Research & Projects

In cellular biology, maintaining the delicate balance of molecular transport is vital for cellular function. For instance, lipid and protein diffusion on the cell membrane, shaping its dynamic structures crucial for cell signaling. However, molecular movement, affected by temperature fluctuations, challenges cellular homeostasis.

We hypothesize that the cell resorts to nonequilibrium (active) processes to make its functions robust to thermal shocks. A strong candidate for these active fluctuations is the interaction between membrane components and the dynamic actin cytoskeleton beneath the membrane. We investigate the transport of membrane components in the presence of dynamic actin cytoskeleton using coarse-grained molecular dynamics and the lattice model approach.

Publication: Self-diffusion is temperature independent on active membranes . 

When a system of hard particles are suspended in a colloidal solution in the presence of macromolecules (polymers), they begin to self-assemble to form a layer of monodisperse rods. On this artificial membrane, the constituent particles are subjected to thermal excitations in the transverse direction of the membrane, which can give rise to a collective mode of wave propagation across the membrane. We want to understand what will happen to the transport properties of the tracer particles lying on the membrane surface.

In our body, T-cells migrate and are known to detect antigens through their receptors (TCRs).

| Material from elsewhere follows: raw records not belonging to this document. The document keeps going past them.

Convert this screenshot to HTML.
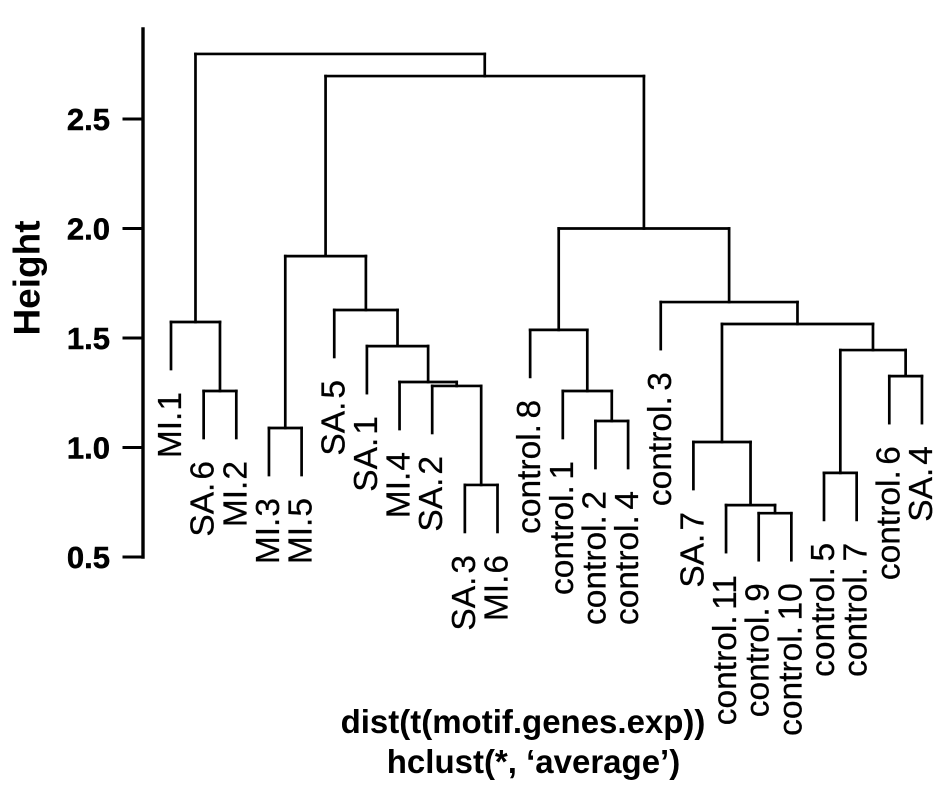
<!DOCTYPE html>
<html>
<head>
<meta charset="utf-8">
<style>
html,body{margin:0;padding:0;background:#fff;}
svg{display:block;}
text{font-family:"Liberation Sans",Arial,sans-serif;fill:#000;}
</style>
</head>
<body>
<svg id="chart" width="945" height="794" viewBox="0 0 945 794" xmlns="http://www.w3.org/2000/svg">
  <text transform="translate(39.5,278) rotate(-90)" text-anchor="middle" font-size="37" font-weight="bold">Height</text>
  <text x="523" y="733" text-anchor="middle" font-size="33" font-weight="bold">dist(t(motif.genes.exp))</text>
  <text x="533.5" y="773" text-anchor="middle" font-size="33" font-weight="bold">hclust(*, ‘average’)</text>
</svg>
<script>
const leafLabels = ["MI.1","SA.6","MI.2","MI.3","MI.5","SA.5","SA.1","MI.4","SA.2","SA.3","MI.6","control.8","control.1","control.2","control.4","control.3","SA.7","control.11","control.9","control.10","control.5","control.7","control.6","SA.4"];
// children: negative = leaf (1-based index in leafLabels), positive = earlier merge (1-based)
const mergeLeft  = [-2, -1, -4, -10, -9, -8, -7, -6, 3, -14, -13, -12, -19, -18, -17, -21, -23, 16, 15, -16, 12, 9, 2];
const mergeRight = [-3,  1, -5, -11,  4,  5,  6,  7, 8, -15,  10,  11, -20,  13,  14, -22, -24, 17, 18,  19, 20, 21, 22];
const mergeHeights = [1.258,1.573,1.089,0.829,1.281,1.299,1.463,1.628,1.874,1.121,1.258,1.537,0.70,0.737,1.025,0.884,1.326,1.445,1.564,1.664,2.0,2.696,2.797];
const yTicks = [0.5,1.0,1.5,2.0,2.5];
const yTickLabels = ["0.5","1.0","1.5","2.0","2.5"];
const hang = 0.2146;

const svg = document.getElementById('chart');
const NS = 'http://www.w3.org/2000/svg';
const yScale = h => 557 - (h - 0.5) * 219;
const xScale = i => 171 + i * 32.65;

function line(x1, y1, x2, y2, w) {
  const el = document.createElementNS(NS, 'line');
  el.setAttribute('x1', x1);
  el.setAttribute('y1', y1);
  el.setAttribute('x2', x2);
  el.setAttribute('y2', y2);
  el.setAttribute('stroke', '#000');
  el.setAttribute('stroke-width', w);
  el.setAttribute('stroke-linecap', 'square');
  svg.appendChild(el);
  return el;
}

// axis
const axisLine = line(143, 29, 143, yScale(yTicks[0]), 3.4);


yTicks.forEach((t, i) => {
  const tick = line(124, yScale(t), 143, yScale(t), 3);
  
  
  const lab = document.createElementNS(NS, 'text');
  lab.setAttribute('x', 110);
  lab.setAttribute('y', yScale(t) + 11);
  lab.setAttribute('text-anchor', 'end');
  lab.setAttribute('font-size', '31');
  lab.setAttribute('font-weight', 'bold');
  lab.setAttribute('stroke', '#000');
  lab.setAttribute('stroke-width', '0.5');
  lab.textContent = yTickLabels[i];
  
  
  svg.appendChild(lab);
});

// tree
const nodeX = [];
function childX(c) { return c < 0 ? xScale(-c - 1) : nodeX[c - 1]; }
function suffixGap(prefix) {
  if (prefix === 'control') return 5.5;
  if (prefix === 'SA') return 3;
  return 1;
}
function branch(c, x, parentY, h) {
  let bottom;
  if (c < 0) {
    bottom = yScale(h - hang);
    const lab = document.createElementNS(NS, 'text');
    lab.setAttribute('transform', 'translate(' + (x + 10) + ',' + (bottom + 23) + ') rotate(-90)');
    lab.setAttribute('text-anchor', 'end');
    lab.setAttribute('font-size', '33.5');
    lab.setAttribute('stroke', '#000');
    lab.setAttribute('stroke-width', '0.25');
    const parts = leafLabels[-c - 1].split('.');
    lab.appendChild(document.createTextNode(parts[0] + '.'));
    const suffix = document.createElementNS(NS, 'tspan');
    suffix.setAttribute('dx', suffixGap(parts[0]));
    suffix.textContent = parts[1];
    lab.appendChild(suffix);
    
    
    svg.appendChild(lab);
  } else {
    bottom = yScale(mergeHeights[c - 1]);
  }
  const v = line(x, parentY, x, bottom, 2.7);
  
  
}
mergeHeights.forEach((h, i) => {
  const l = mergeLeft[i], r = mergeRight[i];
  const xl = childX(l), xr = childX(r);
  nodeX[i] = (xl + xr) / 2;
  const y = yScale(h);
  const bar = line(xl, y, xr, y, 2.7);
  
  
  branch(l, xl, y, h);
  branch(r, xr, y, h);
});
</script>
</body>
</html>
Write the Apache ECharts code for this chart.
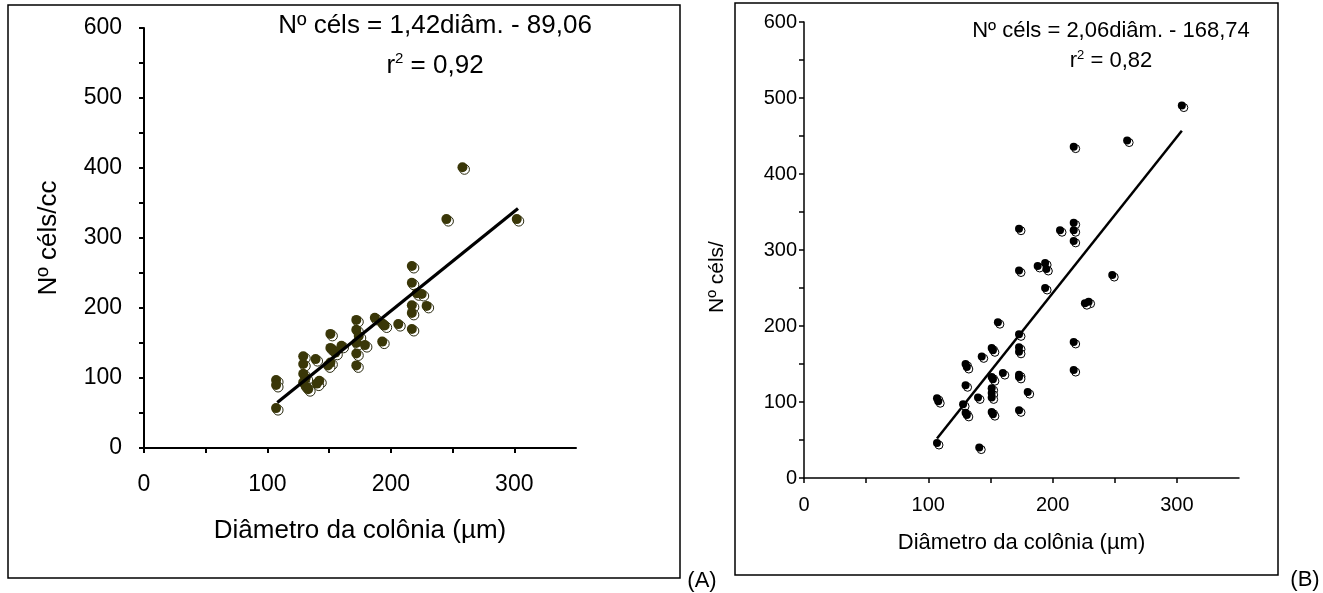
<!DOCTYPE html>
<html>
<head>
<meta charset="utf-8">
<script src="https://cdn.jsdelivr.net/npm/echarts@6/dist/echarts.min.js"></script>
<style>
html,body{margin:0;padding:0;background:#fff;}
#c{width:1323px;height:593px;}
</style>
</head>
<body>
<div id="c"></div>
<script>
// Panel A data (diameter µm, cells per colony)
const diamA = [107,107,107,129,129,129,131,129,131,133,139,142,140,151,151,153,151,149,155,160,172,172,174,172,179,172,172,187,193,195,193,206,217,217,221,217,217,217,225,229,245,258,302];
const celsA = [97,90,57,131,120,106,100,94,88,84,127,96,92,163,143,140,122,118,136,146,183,169,160,150,147,135,118,186,178,175,152,177,260,236,221,204,193,170,220,203,327,401,327];
// Panel B data
const diamB = [304,260,217,173,206,217,217,217,173,188,194,195,194,248,229,226,156,173,151,152,173,173,143,130,131,217,217,160,151,152,173,173,130,151,151,151,180,140,107,108,128,130,131,151,152,173,107,141];
const celsB = [490,444,436,328,326,336,326,312,273,279,283,275,250,267,232,230,205,189,171,168,172,166,160,150,146,179,142,138,133,130,136,133,122,118,112,106,113,106,105,101,97,86,83,87,84,89,46,40];
// Trend line end points
const trendAx = [108,303], trendAy = [65,342];
const trendBx = [107,304], trendBy = [52,457];
// Texts
const eqA = 'Nº céls = 1,42diâm. - 89,06', r2A = '0,92';
const eqB = 'Nº céls = 2,06diâm. - 168,74', r2B = '0,82';
const xTitle = 'Diâmetro da colônia (µm)';
const yTitleA = 'Nº céls/cc', yTitleB = 'Nº céls/';

const zip = (a,b)=>a.map((v,i)=>[v,b[i]]);
const FF = '"Liberation Sans", Arial, sans-serif';

function axes(idx, tickFs, lblMarginX, lblMarginY, lw){
  const common = {
    gridIndex: idx, type:'value', splitLine:{show:false},
    axisLine:{show:true,onZero:false,lineStyle:{color:'#000',width:lw}},
    axisTick:{show:true,inside:false,length:5,lineStyle:{color:'#000',width:lw}},
  };
  return {
    x: Object.assign({}, common, {min:0,max:350,interval:50,
      axisLabel:{color:'#000',fontFamily:FF,fontSize:tickFs,margin:lblMarginX,
        formatter:v=>(v%100===0?String(v):''), showMaxLabel:false}}),
    y: Object.assign({}, common, {min:0,max:600,interval:50,
      axisLabel:{color:'#000',fontFamily:FF,fontSize:tickFs,margin:lblMarginY,
        formatter:v=>(v%100===0?String(v):'')}})
  };
}
const aA = axes(0, 23, 25, 22, 2);
const aB = axes(1, 20, 17, 7, 1.5);
aA.x.name = xTitle; aA.x.nameLocation='middle'; aA.x.nameGap=70;
aA.x.nameTextStyle={color:'#000',fontFamily:FF,fontSize:26};
aA.y.name = yTitleA; aA.y.nameLocation='middle'; aA.y.nameGap=82;
aA.y.nameTextStyle={color:'#000',fontFamily:FF,fontSize:26};
aB.x.name = xTitle; aB.x.nameLocation='middle'; aB.x.nameGap=54;
aB.x.nameTextStyle={color:'#000',fontFamily:FF,fontSize:22};

const chart = echarts.init(document.getElementById('c'), null, {renderer:'canvas'});
chart.setOption({
  animation:false,
  backgroundColor:'#fff',
  grid:[
    {left:144, top:28, width:432, height:420},
    {left:804, top:22, width:435, height:456}
  ],
  xAxis:[aA.x, aB.x],
  yAxis:[aA.y, aB.y],
  graphic:[
    {type:'rect', shape:{x:8,y:5,width:672,height:573}, style:{fill:'none',stroke:'#000',lineWidth:1.5}, z:-1},
    {type:'rect', shape:{x:735,y:3,width:543,height:572}, style:{fill:'none',stroke:'#000',lineWidth:1.5}, z:-1},
    {type:'text', x:702, y:581, style:{text:'(A)', font:'22px '+FF, fill:'#000', textAlign:'center', textVerticalAlign:'middle'}},
    {type:'text', x:1305, y:580, style:{text:'(B)', font:'22px '+FF, fill:'#000', textAlign:'center', textVerticalAlign:'middle'}},
    {type:'text', x:435, y:26, style:{text:eqA, font:'26px '+FF, fill:'#000', textAlign:'center', textVerticalAlign:'middle'}},
    {type:'text', x:435, y:66, style:{text:'{a|r}{s|2}{a| = '+r2A+'}', textAlign:'center', textVerticalAlign:'middle',
      rich:{a:{fontFamily:FF,fontSize:26,color:'#000'},s:{fontFamily:FF,fontSize:15,color:'#000',verticalAlign:'top',padding:[0,0,14,0]}}}},
    {type:'text', x:1111, y:31, style:{text:eqB, font:'22px '+FF, fill:'#000', textAlign:'center', textVerticalAlign:'middle'}},
    {type:'text', x:1111, y:61, style:{text:'{a|r}{s|2}{a| = '+r2B+'}', textAlign:'center', textVerticalAlign:'middle',
      rich:{a:{fontFamily:FF,fontSize:22,color:'#000'},s:{fontFamily:FF,fontSize:13,color:'#000',verticalAlign:'top',padding:[0,0,11,0]}}}},
    {type:'text', x:717, y:277, rotation:Math.PI/2, style:{text:yTitleB, font:'21px '+FF, fill:'#000', textAlign:'center', textVerticalAlign:'middle'}}
  ],
  series:[
    {type:'scatter', xAxisIndex:0, yAxisIndex:0, data:zip(diamA,celsA), symbol:'circle', symbolSize:10, symbolOffset:[2,2],
      itemStyle:{color:'#fff',borderColor:'#2a2a10',borderWidth:1,opacity:1}, z:2, silent:true},
    {type:'scatter', xAxisIndex:0, yAxisIndex:0, data:zip(diamA,celsA), symbol:'circle', symbolSize:10,
      itemStyle:{color:'#3a3708',opacity:1}, z:3, silent:true},
    {type:'line', xAxisIndex:0, yAxisIndex:0, data:zip(trendAx,trendAy), symbol:'none', lineStyle:{color:'#000',width:3.2}, z:4},
    {type:'scatter', xAxisIndex:1, yAxisIndex:1, data:zip(diamB,celsB), symbol:'circle', symbolSize:8, symbolOffset:[2,2],
      itemStyle:{color:'#fff',borderColor:'#000',borderWidth:1,opacity:1}, z:2, silent:true},
    {type:'scatter', xAxisIndex:1, yAxisIndex:1, data:zip(diamB,celsB), symbol:'circle', symbolSize:8,
      itemStyle:{color:'#000',opacity:1}, z:3, silent:true},
    {type:'line', xAxisIndex:1, yAxisIndex:1, data:zip(trendBx,trendBy), symbol:'none', lineStyle:{color:'#000',width:2.5}, z:4}
  ]
});
</script>
</body>
</html>
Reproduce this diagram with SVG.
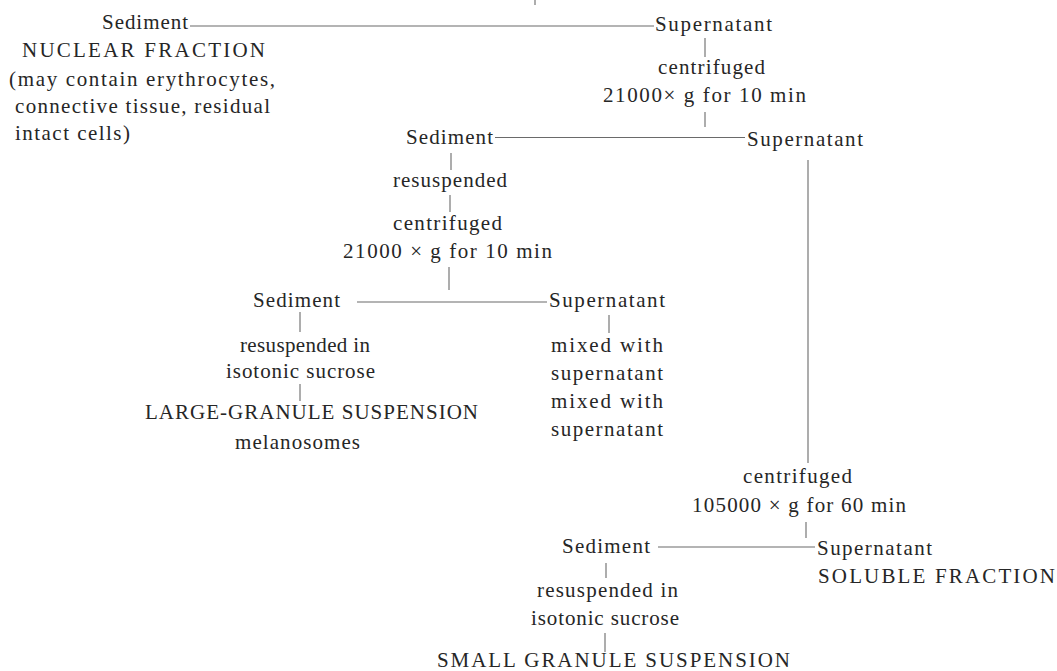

When TCRs bind to an antigen, they establish a junction on the surface of the antigen called a synapse. T-cells try to scan the region by spreading itself over the antigenic membrane with the help of actin and myosin. Because of this membrane confinement, actin and myosin give rise to interesting emergent wave-like dynamics. We would like to theoretically investigate the phenomena using the field theory approach and hydrodynamics.